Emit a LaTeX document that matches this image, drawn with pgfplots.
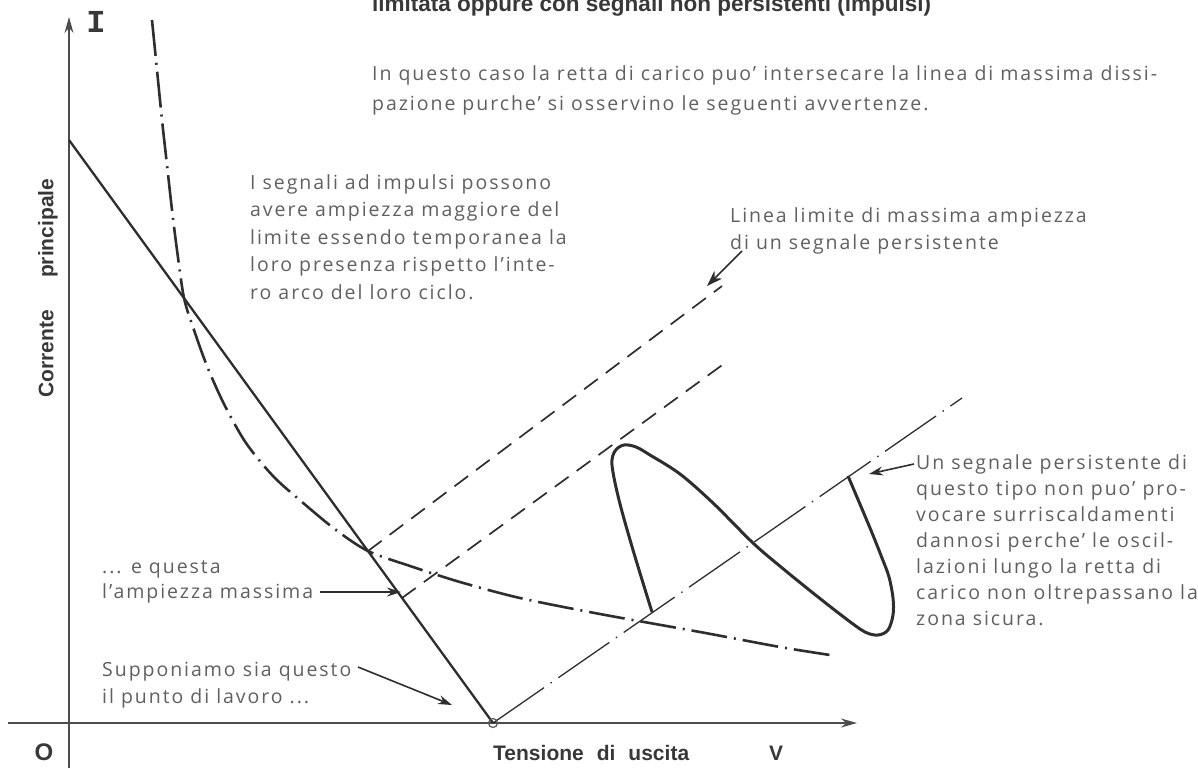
\documentclass[border=0pt]{standalone}
\usepackage{pgfplots}
\pgfplotsset{compat=1.18}
\usepackage{fontspec}
\setmainfont{Open Sans}
\newfontfamily\txt{Open Sans}[LetterSpace=10]
\newfontfamily\bld{Liberation Sans}
\newfontfamily\mono{Liberation Mono}
\usetikzlibrary{arrows.meta}
\definecolor{ink}{HTML}{2E2E2E}
\definecolor{txtc}{HTML}{606060}
\definecolor{bldc}{HTML}{383838}
\begin{document}
\begin{tikzpicture}
\begin{axis}[hide axis, scale only axis, width=1198pt, height=768pt,
  xmin=0, xmax=1198, ymin=0, ymax=768, y dir=reverse, clip=false]
% axes
\addplot[draw=ink!85, line width=1.3pt, -{Stealth[length=16pt,width=9pt]}] coordinates {(69,768) (69,17)};
\addplot[draw=ink!85, line width=1.3pt, -{Stealth[length=16pt,width=9pt]}] coordinates {(8,723) (857,723)};
% load line
\addplot[draw=ink, line width=2.3pt] coordinates {(69,140) (493,723)};
% max dissipation curve (dash-dot)
\addplot[draw=ink, line width=2.6pt, smooth, tension=0.5, dash pattern=on 36pt off 7pt on 2pt off 7pt] coordinates {
(152,20) (157,70) (162,120) (167,165) (172,210) (177,250) (184,298) (194,330) (207,366) (224,404) (246,443) (273,476) (302,502) (336,530) (368,551) (410,566) (460,582) (520,598) (600,614) (700,632) (780,647) (830,655)};
% dashed lines
\addplot[draw=ink, line width=1.7pt, dash pattern=on 17pt off 10pt] coordinates {(368,551) (722,286)};
\addplot[draw=ink, line width=1.7pt, dash pattern=on 17pt off 10pt] coordinates {(402,598) (725,363)};
% centre line of the signal (dash-dot, thin)
\addplot[draw=ink, line width=1.3pt, dash pattern=on 62pt off 8pt on 1.5pt off 8pt] coordinates {(493,723) (962,398)};
% signal loop
\addplot[draw=ink, line width=3pt, smooth, tension=0.55] coordinates {
(652,612) (633,550) (619,500) (612,465) (615,451) (624,445) (636,447) (650,455) (680,474) (713,503) (753,543) (781,567) (813,593) (845,618) (865,632) (878,635) (888,630) (893,615) (893,598) (889,577) (882,558) (870,528) (848,476)};
% operating point
\addplot[only marks, mark=o, mark size=4.5pt, mark options={draw=ink!80, line width=1.2pt}] coordinates {(493,723)};
% arrows
\addplot[draw=ink, line width=1.6pt, -{Stealth[length=16pt,width=11pt]}] coordinates {(742,251) (707,286)};
\addplot[draw=ink, line width=1.6pt, -{Stealth[length=14pt,width=9pt]}] coordinates {(914,464) (869,474)};
\addplot[draw=ink, line width=1.6pt, -{Stealth[length=14pt,width=9pt]}] coordinates {(320,592) (401,592)};
\addplot[draw=ink, line width=1.6pt, -{Stealth[length=14pt,width=9pt]}] coordinates {(358,667) (452,705)};

% bold labels
\node[anchor=base west, inner sep=0, text=bldc, font=\bld\bfseries\fontsize{22.5}{24}\selectfont] at (axis cs:372,12) {limitata oppure con segnali non persistenti (impulsi)};
\node[anchor=center, inner sep=0, text=bldc, font=\bld\bfseries\fontsize{24}{26}\selectfont] at (axis cs:44,752) {O};
\node[anchor=base west, inner sep=0, text=bldc, font=\bld\bfseries\fontsize{21}{24}\selectfont] at (axis cs:493,760) {Tensione\hspace{13pt}di\hspace{13pt}uscita\hspace{80pt}V};
\node[anchor=center, inner sep=0, rotate=90, text=bldc, font=\bld\bfseries\fontsize{21}{24}\selectfont] at (axis cs:48,288) {Corrente\hspace{32pt}principale};
\node[anchor=center, inner sep=0, text=bldc, font=\mono\bfseries\fontsize{32}{34}\selectfont] at (axis cs:96,22) {I};

% light text
\begin{scope}[every node/.style={anchor=base west, inner sep=0, text=txtc, font=\txt\fontsize{19.5}{22}\selectfont}]
\node at (axis cs:372,81) {In questo caso la retta di carico puo’ intersecare la linea di massima dissi-};
\node at (axis cs:372,110) {pazione purche’ si osservino le seguenti avvertenze.};
\node at (axis cs:250,189) {I segnali ad impulsi possono};
\node at (axis cs:250,216) {avere ampiezza maggiore del};
\node at (axis cs:250,244) {limite essendo temporanea la};
\node at (axis cs:250,271) {loro presenza rispetto l’inte-};
\node at (axis cs:250,299) {ro arco del loro ciclo.};
\node at (axis cs:730,222) {Linea limite di massima ampiezza};
\node at (axis cs:730,249) {di un segnale persistente};
\node at (axis cs:916,469) {Un segnale persistente di};
\node at (axis cs:916,495) {questo tipo non puo’ pro-};
\node at (axis cs:916,521) {vocare surriscaldamenti};
\node at (axis cs:916,547) {dannosi perche’ le oscil-};
\node at (axis cs:916,573) {lazioni lungo la retta di};
\node at (axis cs:916,599) {carico non oltrepassano la};
\node at (axis cs:916,625) {zona sicura.};
\node at (axis cs:102,573) {... e questa};
\node at (axis cs:102,598) {l’ampiezza massima};
\node at (axis cs:102,676) {Supponiamo sia questo};
\node at (axis cs:102,703) {il punto di lavoro ...};
\end{scope}
\end{axis}
\pgfresetboundingbox
\useasboundingbox (current axis.south west) rectangle (current axis.north east);
\end{tikzpicture}
\end{document}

= = = =

Set exercise: Print the full listing exactly, dropping the pictures.

Finished answer:
Emit a LaTeX document that matches this image, drawn with pgfplots.
\documentclass[border=0pt]{standalone}
\usepackage{pgfplots}
\pgfplotsset{compat=1.18}
\usepackage{fontspec}
\setmainfont{Open Sans}
\newfontfamily\txt{Open Sans}[LetterSpace=10]
\newfontfamily\bld{Liberation Sans}
\newfontfamily\mono{Liberation Mono}
\usetikzlibrary{arrows.meta}
\definecolor{ink}{HTML}{2E2E2E}
\definecolor{txtc}{HTML}{606060}
\definecolor{bldc}{HTML}{383838}
\begin{document}
\begin{tikzpicture}
\begin{axis}[hide axis, scale only axis, width=1198pt, height=768pt,
  xmin=0, xmax=1198, ymin=0, ymax=768, y dir=reverse, clip=false]
% axes
\addplot[draw=ink!85, line width=1.3pt, -{Stealth[length=16pt,width=9pt]}] coordinates {(69,768) (69,17)};
\addplot[draw=ink!85, line width=1.3pt, -{Stealth[length=16pt,width=9pt]}] coordinates {(8,723) (857,723)};
% load line
\addplot[draw=ink, line width=2.3pt] coordinates {(69,140) (493,723)};
% max dissipation curve (dash-dot)
\addplot[draw=ink, line width=2.6pt, smooth, tension=0.5, dash pattern=on 36pt off 7pt on 2pt off 7pt] coordinates {
(152,20) (157,70) (162,120) (167,165) (172,210) (177,250) (184,298) (194,330) (207,366) (224,404) (246,443) (273,476) (302,502) (336,530) (368,551) (410,566) (460,582) (520,598) (600,614) (700,632) (780,647) (830,655)};
% dashed lines
\addplot[draw=ink, line width=1.7pt, dash pattern=on 17pt off 10pt] coordinates {(368,551) (722,286)};
\addplot[draw=ink, line width=1.7pt, dash pattern=on 17pt off 10pt] coordinates {(402,598) (725,363)};
% centre line of the signal (dash-dot, thin)
\addplot[draw=ink, line width=1.3pt, dash pattern=on 62pt off 8pt on 1.5pt off 8pt] coordinates {(493,723) (962,398)};
% signal loop
\addplot[draw=ink, line width=3pt, smooth, tension=0.55] coordinates {
(652,612) (633,550) (619,500) (612,465) (615,451) (624,445) (636,447) (650,455) (680,474) (713,503) (753,543) (781,567) (813,593) (845,618) (865,632) (878,635) (888,630) (893,615) (893,598) (889,577) (882,558) (870,528) (848,476)};
% operating point
\addplot[only marks, mark=o, mark size=4.5pt, mark options={draw=ink!80, line width=1.2pt}] coordinates {(493,723)};
% arrows
\addplot[draw=ink, line width=1.6pt, -{Stealth[length=16pt,width=11pt]}] coordinates {(742,251) (707,286)};
\addplot[draw=ink, line width=1.6pt, -{Stealth[length=14pt,width=9pt]}] coordinates {(914,464) (869,474)};
\addplot[draw=ink, line width=1.6pt, -{Stealth[length=14pt,width=9pt]}] coordinates {(320,592) (401,592)};
\addplot[draw=ink, line width=1.6pt, -{Stealth[length=14pt,width=9pt]}] coordinates {(358,667) (452,705)};

% bold labels
\node[anchor=base west, inner sep=0, text=bldc, font=\bld\bfseries\fontsize{22.5}{24}\selectfont] at (axis cs:372,12) {limitata oppure con segnali non persistenti (impulsi)};
\node[anchor=center, inner sep=0, text=bldc, font=\bld\bfseries\fontsize{24}{26}\selectfont] at (axis cs:44,752) {O};
\node[anchor=base west, inner sep=0, text=bldc, font=\bld\bfseries\fontsize{21}{24}\selectfont] at (axis cs:493,760) {Tensione\hspace{13pt}di\hspace{13pt}uscita\hspace{80pt}V};
\node[anchor=center, inner sep=0, rotate=90, text=bldc, font=\bld\bfseries\fontsize{21}{24}\selectfont] at (axis cs:48,288) {Corrente\hspace{32pt}principale};
\node[anchor=center, inner sep=0, text=bldc, font=\mono\bfseries\fontsize{32}{34}\selectfont] at (axis cs:96,22) {I};

% light text
\begin{scope}[every node/.style={anchor=base west, inner sep=0, text=txtc, font=\txt\fontsize{19.5}{22}\selectfont}]
\node at (axis cs:372,81) {In questo caso la retta di carico puo’ intersecare la linea di massima dissi-};
\node at (axis cs:372,110) {pazione purche’ si osservino le seguenti avvertenze.};
\node at (axis cs:250,189) {I segnali ad impulsi possono};
\node at (axis cs:250,216) {avere ampiezza maggiore del};
\node at (axis cs:250,244) {limite essendo temporanea la};
\node at (axis cs:250,271) {loro presenza rispetto l’inte-};
\node at (axis cs:250,299) {ro arco del loro ciclo.};
\node at (axis cs:730,222) {Linea limite di massima ampiezza};
\node at (axis cs:730,249) {di un segnale persistente};
\node at (axis cs:916,469) {Un segnale persistente di};
\node at (axis cs:916,495) {questo tipo non puo’ pro-};
\node at (axis cs:916,521) {vocare surriscaldamenti};
\node at (axis cs:916,547) {dannosi perche’ le oscil-};
\node at (axis cs:916,573) {lazioni lungo la retta di};
\node at (axis cs:916,599) {carico non oltrepassano la};
\node at (axis cs:916,625) {zona sicura.};
\node at (axis cs:102,573) {... e questa};
\node at (axis cs:102,598) {l’ampiezza massima};
\node at (axis cs:102,676) {Supponiamo sia questo};
\node at (axis cs:102,703) {il punto di lavoro ...};
\end{scope}
\end{axis}
\pgfresetboundingbox
\useasboundingbox (current axis.south west) rectangle (current axis.north east);
\end{tikzpicture}
\end{document}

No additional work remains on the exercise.